General simulation method for quantum-sensing systems

TL;DR

This paper introduces a comprehensive simulation method for quantum-sensing systems that incorporates experimental imperfections, enabling better alignment between theoretical predictions and real-world experimental results, and aiding in system optimization.

Contribution

The paper presents a novel simulation approach that models imperfections in quantum sensing, facilitating improved design, analysis, and post-processing of quantum imaging experiments.

Findings

Simulation accurately reproduces experimental data characteristics.

Method improves image quality through post-processing.
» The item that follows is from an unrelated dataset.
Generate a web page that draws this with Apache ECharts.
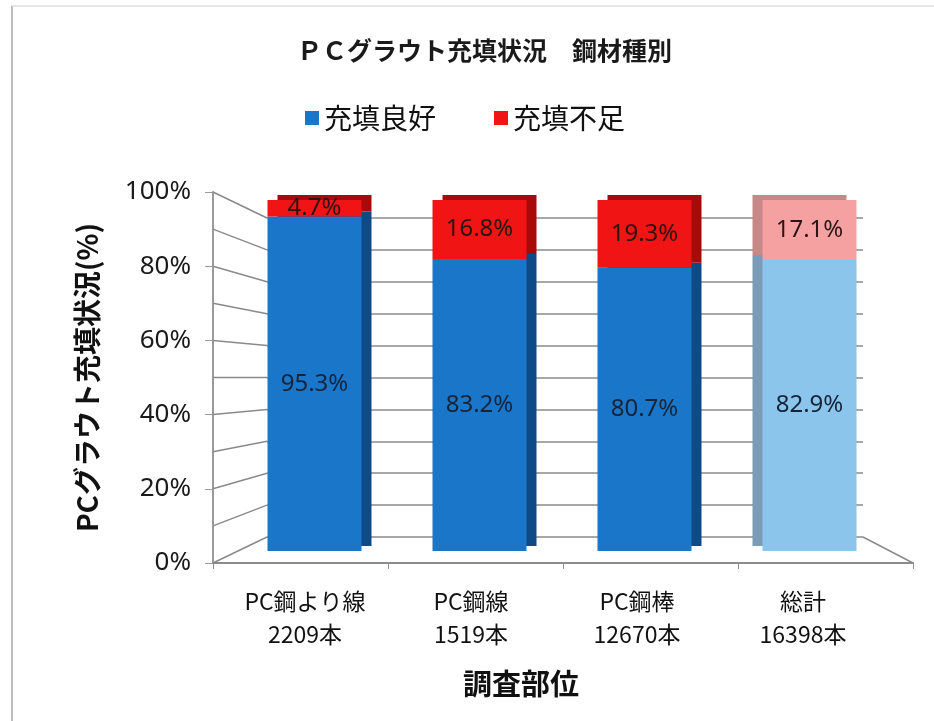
<!DOCTYPE html>
<html>
<head>
<meta charset="utf-8">
<script src="https://cdn.jsdelivr.net/npm/echarts@6/dist/echarts.min.js"></script>
<style>
  html, body { margin: 0; padding: 0; background: #fff; }
  #frame { position: absolute; left: 11px; top: 5px; width: 930px; height: 720px;
           border-left: 2px solid #bdbdbd; border-top: 2px solid #e6e6e6; }
  #myChart { position: absolute; left: 0; top: 0; width: 934px; height: 721px; }
</style>
</head>
<body>
<div id="frame"></div>
<div id="myChart"></div>
<script>
// categories (steel type + count)
const categories = ['PC鋼より線\n2209本', 'PC鋼線\n1519本', 'PC鋼棒\n12670本', '総計\n16398本']
// share of well-filled / insufficiently filled (%)
const goodData = [95.3, 83.2, 80.7, 82.9]
const poorData = [4.7, 16.8, 19.3, 17.1]
// wall gridline levels (%)
const wallLevels = [0, 10, 20, 30, 40, 50, 60, 70, 80, 90, 100]

const JP = '"Noto Sans CJK JP", "Noto Sans", sans-serif'
const NUM = '"Noto Sans", "Liberation Sans", sans-serif'

const goodColor = '#1a76c9'
const goodSide = '#0e4a86'
const poorColor = '#f01414'
const poorSide = '#a80a0a'
// the "total" bar is drawn in paler colours
const totalGood = '#8cc5ec'
const totalGoodSide = '#7b9cb6'
const totalPoor = '#f6a1a1'
const totalPoorSide = '#c98888'

const frontGrid = { left: 213, right: 21, top: 192, bottom: 158 }
const wallGrid = { left: 267, right: 71, top: 218, bottom: 184 }

function itemsOf (values, color, side, lastColor, lastSide) {
  return values.map((v, i) => {
    const last = i === values.length - 1
    return {
      value: v,
      itemStyle: {
        color: last ? lastColor : color,
        shadowColor: last ? lastSide : side,
        shadowBlur: 0,
        shadowOffsetX: last ? -10 : 10,
        shadowOffsetY: -5
      }
    }
  })
}

let myChart = echarts.init(document.getElementById('myChart'))
myChart.setOption({
  animation: false,
  title: [
    {
      text: 'ＰＣグラウト充填状況　鋼材種別',
      left: 292,
      top: 33,
      textStyle: { fontFamily: JP, fontSize: 25, fontWeight: 'bold', color: '#1a1a1a' }
    },
    {
      text: '調査部位',
      left: 458,
      top: 664,
      textStyle: { fontFamily: JP, fontSize: 29, fontWeight: 'bold', color: '#111' }
    }
  ],
  legend: {
    left: 300,
    top: 99,
    itemWidth: 14,
    itemHeight: 14,
    itemGap: 58,
    icon: 'rect',
    textStyle: { fontFamily: JP, fontSize: 28, color: '#111' },
    data: [
      { name: '充填良好', itemStyle: { color: goodColor } },
      { name: '充填不足', itemStyle: { color: poorColor } }
    ]
  },
  grid: [
    // front axes (y labels and baseline)
    frontGrid,
    // category labels
    { left: 222, right: 48, top: 192, bottom: 158 },
    // back wall gridlines
    wallGrid,
    // bars
    { left: 232, right: 42, top: 200, bottom: 170 }
  ],
  xAxis: [
    {
      gridIndex: 0,
      type: 'category',
      data: categories,
      axisLine: { lineStyle: { color: '#8c8c8c', width: 2 } },
      axisTick: { show: true, length: 6, lineStyle: { color: '#8c8c8c' } },
      axisLabel: { show: false }
    },
    {
      gridIndex: 1,
      type: 'category',
      data: categories,
      axisLine: { show: false },
      axisTick: { show: false },
      axisLabel: {
        margin: 22,
        fontFamily: JP,
        fontSize: 23,
        lineHeight: 33,
        color: '#111'
      }
    },
    { gridIndex: 2, type: 'category', data: categories, show: false },
    { gridIndex: 3, type: 'category', data: categories, show: false }
  ],
  yAxis: [
    {
      gridIndex: 0,
      type: 'value',
      min: 0,
      max: 100,
      interval: 20,
      name: 'PCグラウト充填状況(%)',
      nameLocation: 'middle',
      nameGap: 112,
      nameTextStyle: { fontFamily: JP, fontSize: 28, fontWeight: 'bold', color: '#111' },
      axisLine: { show: true, lineStyle: { color: '#9a9a9a', width: 2 } },
      axisTick: { show: true, length: 8, lineStyle: { color: '#9a9a9a' } },
      axisLabel: {
        margin: 22,
        fontFamily: NUM,
        fontSize: 26,
        color: '#1a1a1a',
        formatter: '{value}%'
      },
      splitLine: { show: false }
    },
    { gridIndex: 1, type: 'value', min: 0, max: 100, show: false },
    {
      gridIndex: 2,
      type: 'value',
      min: 0,
      max: 100,
      interval: 10,
      axisLine: { show: false },
      axisTick: { show: false },
      axisLabel: { show: false },
      splitLine: { show: true, lineStyle: { color: '#8a8a8a', width: 1.5 } }
    },
    { gridIndex: 3, type: 'value', min: 0, max: 100, show: false }
  ],
  series: [
    {
      name: '充填良好',
      type: 'bar',
      stack: 'total',
      xAxisIndex: 3,
      yAxisIndex: 3,
      barWidth: 94,
      color: goodColor,
      z: 5,
      data: itemsOf(goodData, goodColor, goodSide, totalGood, totalGoodSide),
      label: {
        show: true,
        position: 'inside',
        fontFamily: NUM,
        fontSize: 24,
        color: '#16243a',
        formatter: p => p.value.toFixed(1) + '%'
      }
    },
    {
      name: '充填不足',
      type: 'bar',
      stack: 'total',
      xAxisIndex: 3,
      yAxisIndex: 3,
      barWidth: 94,
      color: poorColor,
      z: 5,
      data: itemsOf(poorData, poorColor, poorSide, totalPoor, totalPoorSide),
      label: {
        show: true,
        position: 'inside',
        fontFamily: NUM,
        fontSize: 24,
        color: '#2a1414',
        formatter: p => p.value.toFixed(1) + '%'
      }
    }
  ]
})

// left wall and floor edge of the 3D frame: link front axis levels to back wall levels
const W = 934
const wallLines = wallLevels.map(v => ({
  type: 'line',
  silent: true,
  z: 1,
  shape: {
    x1: frontGrid.left,
    y1: myChart.convertToPixel({ yAxisIndex: 0 }, v),
    x2: wallGrid.left,
    y2: myChart.convertToPixel({ yAxisIndex: 2 }, v)
  },
  style: { stroke: '#8a8a8a', lineWidth: 1.5 }
}))
wallLines.push({
  type: 'line',
  silent: true,
  z: 1,
  shape: {
    x1: W - wallGrid.right,
    y1: myChart.convertToPixel({ yAxisIndex: 2 }, 0),
    x2: W - frontGrid.right,
    y2: myChart.convertToPixel({ yAxisIndex: 0 }, 0)
  },
  style: { stroke: '#8a8a8a', lineWidth: 1.5 }
})
myChart.setOption({ graphic: wallLines })
</script>
</body>
</html>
Provides a versatile tool for quantum sensor design and optimization.

Abstract

Quantum sensing encompasses highly promising techniques with diverse applications including noise-reduced imaging, super-resolution microscopy as well as imaging and spectroscopy in challenging spectral ranges. These detection schemes use biphoton correlations to surpass classical limits or transfer information to different spectral ranges. Theoretical analysis is mostly confined to idealized conditions. Therefore, theoretical predictions and experimental results for the performance of quantum-sensing systems often diverge. Here we present a general simulation method that includes experimental imperfections to bridge the gap between theory and experiment. We develop a theoretical approach and demonstrate the capabilities with the simulation of aligned and misaligned quantum-imaging experiments. The results recreate the characteristics of experimental data. We further use the simulation results to improve the obtained images in post-processing. As simulation method for general quantum-sensing systems, this work provides a first step towards powerful simulation tools for interactively exploring the design space and optimizing the experiment's characteristics.